## Your goal:
Take the records below from their first line to the line with "import * as", and restate those lines word for word.

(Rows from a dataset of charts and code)

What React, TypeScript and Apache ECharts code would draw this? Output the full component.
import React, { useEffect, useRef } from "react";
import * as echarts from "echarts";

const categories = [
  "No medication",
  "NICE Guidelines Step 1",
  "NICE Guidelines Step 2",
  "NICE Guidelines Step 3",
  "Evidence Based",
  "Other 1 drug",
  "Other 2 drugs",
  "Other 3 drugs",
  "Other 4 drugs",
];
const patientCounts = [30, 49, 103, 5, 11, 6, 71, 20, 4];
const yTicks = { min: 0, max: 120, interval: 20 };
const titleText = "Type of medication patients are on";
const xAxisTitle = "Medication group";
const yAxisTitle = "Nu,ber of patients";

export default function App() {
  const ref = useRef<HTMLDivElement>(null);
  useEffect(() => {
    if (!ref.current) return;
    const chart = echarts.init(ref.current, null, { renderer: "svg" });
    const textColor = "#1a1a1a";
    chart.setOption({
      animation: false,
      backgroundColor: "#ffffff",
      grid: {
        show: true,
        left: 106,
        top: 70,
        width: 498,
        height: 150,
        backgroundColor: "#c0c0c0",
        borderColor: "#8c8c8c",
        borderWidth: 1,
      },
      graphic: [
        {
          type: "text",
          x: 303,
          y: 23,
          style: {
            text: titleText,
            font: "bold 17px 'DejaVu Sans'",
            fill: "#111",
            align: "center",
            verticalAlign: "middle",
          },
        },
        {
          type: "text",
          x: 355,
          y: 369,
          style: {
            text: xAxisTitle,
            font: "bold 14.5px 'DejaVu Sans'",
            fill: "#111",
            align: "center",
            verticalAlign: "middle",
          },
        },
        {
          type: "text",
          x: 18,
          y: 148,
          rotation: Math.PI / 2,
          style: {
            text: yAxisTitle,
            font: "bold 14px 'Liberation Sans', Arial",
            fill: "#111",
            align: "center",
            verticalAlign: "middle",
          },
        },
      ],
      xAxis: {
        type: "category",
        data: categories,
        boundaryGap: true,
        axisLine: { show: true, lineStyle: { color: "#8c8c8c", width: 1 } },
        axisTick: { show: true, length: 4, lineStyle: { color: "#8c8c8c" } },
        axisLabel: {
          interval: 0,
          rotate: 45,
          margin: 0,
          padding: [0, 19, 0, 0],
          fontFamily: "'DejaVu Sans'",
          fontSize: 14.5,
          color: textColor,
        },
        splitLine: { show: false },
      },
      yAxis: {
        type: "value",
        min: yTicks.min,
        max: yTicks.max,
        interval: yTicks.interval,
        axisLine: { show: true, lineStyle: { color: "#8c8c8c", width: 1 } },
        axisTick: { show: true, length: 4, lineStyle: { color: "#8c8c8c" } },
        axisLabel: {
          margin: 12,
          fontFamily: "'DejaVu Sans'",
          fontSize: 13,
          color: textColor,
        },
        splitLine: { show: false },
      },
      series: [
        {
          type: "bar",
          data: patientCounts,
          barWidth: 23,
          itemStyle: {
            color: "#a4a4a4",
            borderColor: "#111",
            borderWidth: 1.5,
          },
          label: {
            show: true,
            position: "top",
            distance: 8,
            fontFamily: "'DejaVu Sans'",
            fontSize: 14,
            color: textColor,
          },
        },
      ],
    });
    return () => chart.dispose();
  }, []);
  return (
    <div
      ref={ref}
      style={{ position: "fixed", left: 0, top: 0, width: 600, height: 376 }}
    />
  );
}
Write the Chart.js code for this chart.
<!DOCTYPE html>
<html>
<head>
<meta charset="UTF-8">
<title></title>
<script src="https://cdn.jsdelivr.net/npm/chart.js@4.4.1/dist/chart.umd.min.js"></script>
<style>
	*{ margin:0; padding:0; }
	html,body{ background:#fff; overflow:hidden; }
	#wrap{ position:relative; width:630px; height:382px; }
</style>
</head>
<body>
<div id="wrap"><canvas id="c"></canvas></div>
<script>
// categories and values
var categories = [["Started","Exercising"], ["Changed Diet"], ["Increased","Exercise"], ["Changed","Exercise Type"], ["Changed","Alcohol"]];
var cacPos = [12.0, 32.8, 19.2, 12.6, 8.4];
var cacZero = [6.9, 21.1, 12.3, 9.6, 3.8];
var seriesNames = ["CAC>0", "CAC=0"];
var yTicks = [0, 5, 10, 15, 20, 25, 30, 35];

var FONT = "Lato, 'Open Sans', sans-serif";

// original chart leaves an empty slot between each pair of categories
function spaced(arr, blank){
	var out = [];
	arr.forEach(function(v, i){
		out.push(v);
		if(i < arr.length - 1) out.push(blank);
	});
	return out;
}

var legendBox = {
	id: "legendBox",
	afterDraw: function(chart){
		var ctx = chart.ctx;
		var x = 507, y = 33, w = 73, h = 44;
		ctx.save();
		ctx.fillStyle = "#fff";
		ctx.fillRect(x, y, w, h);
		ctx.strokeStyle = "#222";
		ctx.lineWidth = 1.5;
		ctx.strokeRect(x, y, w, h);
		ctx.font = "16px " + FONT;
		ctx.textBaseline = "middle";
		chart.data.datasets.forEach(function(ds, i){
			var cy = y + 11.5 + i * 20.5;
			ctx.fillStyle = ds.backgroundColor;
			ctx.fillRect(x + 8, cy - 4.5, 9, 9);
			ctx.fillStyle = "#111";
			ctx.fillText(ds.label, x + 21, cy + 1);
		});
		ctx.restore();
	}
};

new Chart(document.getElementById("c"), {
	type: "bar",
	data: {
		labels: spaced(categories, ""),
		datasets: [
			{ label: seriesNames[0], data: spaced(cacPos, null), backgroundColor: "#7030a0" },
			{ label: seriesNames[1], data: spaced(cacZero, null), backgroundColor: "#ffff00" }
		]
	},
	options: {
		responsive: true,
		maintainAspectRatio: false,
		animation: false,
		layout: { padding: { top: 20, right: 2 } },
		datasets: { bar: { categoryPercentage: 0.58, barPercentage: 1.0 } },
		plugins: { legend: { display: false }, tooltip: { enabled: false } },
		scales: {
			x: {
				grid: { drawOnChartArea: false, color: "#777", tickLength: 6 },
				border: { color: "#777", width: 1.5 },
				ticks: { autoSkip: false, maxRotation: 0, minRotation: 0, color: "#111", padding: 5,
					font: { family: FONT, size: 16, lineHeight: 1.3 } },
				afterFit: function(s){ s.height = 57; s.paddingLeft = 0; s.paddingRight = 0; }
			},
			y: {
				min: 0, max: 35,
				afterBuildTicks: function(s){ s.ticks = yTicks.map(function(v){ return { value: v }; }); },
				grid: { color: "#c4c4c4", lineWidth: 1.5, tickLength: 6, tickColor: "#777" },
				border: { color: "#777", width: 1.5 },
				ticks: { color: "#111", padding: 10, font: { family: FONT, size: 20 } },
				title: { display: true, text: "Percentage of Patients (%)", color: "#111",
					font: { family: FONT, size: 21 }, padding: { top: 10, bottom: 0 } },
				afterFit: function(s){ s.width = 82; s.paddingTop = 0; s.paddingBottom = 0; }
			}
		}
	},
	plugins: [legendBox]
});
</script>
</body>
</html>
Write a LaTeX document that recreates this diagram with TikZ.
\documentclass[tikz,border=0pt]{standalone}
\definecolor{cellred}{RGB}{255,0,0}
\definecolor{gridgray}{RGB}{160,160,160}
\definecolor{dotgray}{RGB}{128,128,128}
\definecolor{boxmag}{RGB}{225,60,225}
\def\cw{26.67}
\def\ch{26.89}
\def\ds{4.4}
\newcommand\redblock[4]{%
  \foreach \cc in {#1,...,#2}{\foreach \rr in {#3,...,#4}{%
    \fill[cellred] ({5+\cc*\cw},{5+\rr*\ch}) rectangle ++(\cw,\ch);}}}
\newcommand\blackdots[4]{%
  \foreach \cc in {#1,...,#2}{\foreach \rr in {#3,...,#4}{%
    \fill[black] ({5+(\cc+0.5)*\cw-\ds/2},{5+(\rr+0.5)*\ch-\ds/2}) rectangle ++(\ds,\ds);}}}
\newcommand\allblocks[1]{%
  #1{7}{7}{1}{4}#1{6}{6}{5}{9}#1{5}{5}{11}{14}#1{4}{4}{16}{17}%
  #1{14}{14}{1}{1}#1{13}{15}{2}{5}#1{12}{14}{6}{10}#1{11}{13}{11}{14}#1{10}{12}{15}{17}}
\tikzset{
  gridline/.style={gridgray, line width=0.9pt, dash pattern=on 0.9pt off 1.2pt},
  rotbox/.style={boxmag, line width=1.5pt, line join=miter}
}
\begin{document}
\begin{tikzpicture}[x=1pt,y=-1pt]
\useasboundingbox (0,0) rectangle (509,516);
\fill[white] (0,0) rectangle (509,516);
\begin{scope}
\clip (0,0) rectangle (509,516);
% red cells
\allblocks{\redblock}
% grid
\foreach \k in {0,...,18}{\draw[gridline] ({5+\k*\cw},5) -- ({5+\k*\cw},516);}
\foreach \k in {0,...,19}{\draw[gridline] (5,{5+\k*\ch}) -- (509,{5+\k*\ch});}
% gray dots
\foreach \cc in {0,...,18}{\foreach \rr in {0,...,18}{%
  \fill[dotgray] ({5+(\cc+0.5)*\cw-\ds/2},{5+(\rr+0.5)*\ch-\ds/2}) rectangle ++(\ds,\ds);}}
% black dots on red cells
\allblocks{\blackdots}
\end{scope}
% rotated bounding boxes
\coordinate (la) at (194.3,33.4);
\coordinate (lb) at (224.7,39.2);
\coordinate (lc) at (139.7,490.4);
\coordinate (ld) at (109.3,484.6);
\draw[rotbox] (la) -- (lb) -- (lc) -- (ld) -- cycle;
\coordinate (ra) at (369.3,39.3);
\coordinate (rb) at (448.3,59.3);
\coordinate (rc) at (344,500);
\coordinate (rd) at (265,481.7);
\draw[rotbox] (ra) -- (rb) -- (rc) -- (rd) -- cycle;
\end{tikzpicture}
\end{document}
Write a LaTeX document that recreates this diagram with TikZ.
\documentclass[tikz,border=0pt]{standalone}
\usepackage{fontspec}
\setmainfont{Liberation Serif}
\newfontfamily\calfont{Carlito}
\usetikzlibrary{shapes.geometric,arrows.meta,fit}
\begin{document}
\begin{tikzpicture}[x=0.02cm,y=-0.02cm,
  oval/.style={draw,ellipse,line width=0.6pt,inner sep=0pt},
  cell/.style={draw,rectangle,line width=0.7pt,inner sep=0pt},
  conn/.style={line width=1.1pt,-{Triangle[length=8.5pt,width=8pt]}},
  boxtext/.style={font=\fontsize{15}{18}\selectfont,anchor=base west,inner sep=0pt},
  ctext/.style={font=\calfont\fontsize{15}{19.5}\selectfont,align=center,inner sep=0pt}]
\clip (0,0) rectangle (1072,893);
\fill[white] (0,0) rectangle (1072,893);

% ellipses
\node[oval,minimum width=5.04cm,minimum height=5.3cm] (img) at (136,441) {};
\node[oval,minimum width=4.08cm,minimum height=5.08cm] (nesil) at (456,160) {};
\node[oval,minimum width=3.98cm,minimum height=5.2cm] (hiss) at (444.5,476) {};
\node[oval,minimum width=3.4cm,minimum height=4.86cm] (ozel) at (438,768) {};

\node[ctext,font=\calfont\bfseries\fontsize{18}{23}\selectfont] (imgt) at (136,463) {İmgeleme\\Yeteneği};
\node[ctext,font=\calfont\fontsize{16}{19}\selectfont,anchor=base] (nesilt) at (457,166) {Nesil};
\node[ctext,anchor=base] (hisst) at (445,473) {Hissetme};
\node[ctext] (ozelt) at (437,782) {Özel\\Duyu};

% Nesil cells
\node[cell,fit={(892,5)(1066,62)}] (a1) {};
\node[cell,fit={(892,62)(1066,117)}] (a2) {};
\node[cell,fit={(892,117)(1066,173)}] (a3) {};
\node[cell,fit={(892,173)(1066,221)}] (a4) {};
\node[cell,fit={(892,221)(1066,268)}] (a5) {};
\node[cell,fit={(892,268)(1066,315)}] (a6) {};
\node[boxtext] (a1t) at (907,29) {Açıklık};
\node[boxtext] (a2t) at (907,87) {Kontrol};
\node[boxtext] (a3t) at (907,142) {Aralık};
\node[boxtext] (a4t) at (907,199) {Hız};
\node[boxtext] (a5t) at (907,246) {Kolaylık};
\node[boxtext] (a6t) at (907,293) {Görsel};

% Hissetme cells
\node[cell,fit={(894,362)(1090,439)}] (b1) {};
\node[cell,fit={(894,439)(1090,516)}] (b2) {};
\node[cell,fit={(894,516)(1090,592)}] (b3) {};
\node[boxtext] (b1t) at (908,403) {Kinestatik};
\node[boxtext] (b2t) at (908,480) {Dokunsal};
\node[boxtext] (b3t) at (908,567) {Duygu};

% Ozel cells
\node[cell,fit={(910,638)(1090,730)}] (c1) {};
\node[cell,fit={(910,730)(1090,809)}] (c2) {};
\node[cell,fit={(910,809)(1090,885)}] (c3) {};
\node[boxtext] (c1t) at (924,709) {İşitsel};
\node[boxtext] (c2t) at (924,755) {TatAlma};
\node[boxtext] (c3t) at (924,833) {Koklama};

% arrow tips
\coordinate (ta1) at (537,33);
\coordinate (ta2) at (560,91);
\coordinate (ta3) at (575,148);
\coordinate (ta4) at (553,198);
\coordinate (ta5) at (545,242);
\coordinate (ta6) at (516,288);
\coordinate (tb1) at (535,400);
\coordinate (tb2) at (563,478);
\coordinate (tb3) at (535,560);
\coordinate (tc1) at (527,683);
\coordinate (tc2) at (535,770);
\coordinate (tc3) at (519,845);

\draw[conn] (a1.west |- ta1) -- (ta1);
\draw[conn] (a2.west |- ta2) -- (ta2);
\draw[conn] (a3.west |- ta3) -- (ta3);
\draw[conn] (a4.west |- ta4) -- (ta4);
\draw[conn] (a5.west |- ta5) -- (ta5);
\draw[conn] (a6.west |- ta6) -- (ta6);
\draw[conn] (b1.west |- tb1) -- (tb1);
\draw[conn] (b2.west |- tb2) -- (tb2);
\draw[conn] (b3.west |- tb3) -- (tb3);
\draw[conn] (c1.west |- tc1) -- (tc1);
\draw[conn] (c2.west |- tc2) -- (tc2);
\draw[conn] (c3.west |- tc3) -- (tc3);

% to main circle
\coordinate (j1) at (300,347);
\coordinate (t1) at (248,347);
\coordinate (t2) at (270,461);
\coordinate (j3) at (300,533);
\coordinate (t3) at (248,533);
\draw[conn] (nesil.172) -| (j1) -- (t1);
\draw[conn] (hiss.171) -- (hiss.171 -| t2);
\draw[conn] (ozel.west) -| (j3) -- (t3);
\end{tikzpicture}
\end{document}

## Written answer:
What React, TypeScript and Apache ECharts code would draw this? Output the full component.
import React, { useEffect, useRef } from "react";
import * as echarts from "echarts";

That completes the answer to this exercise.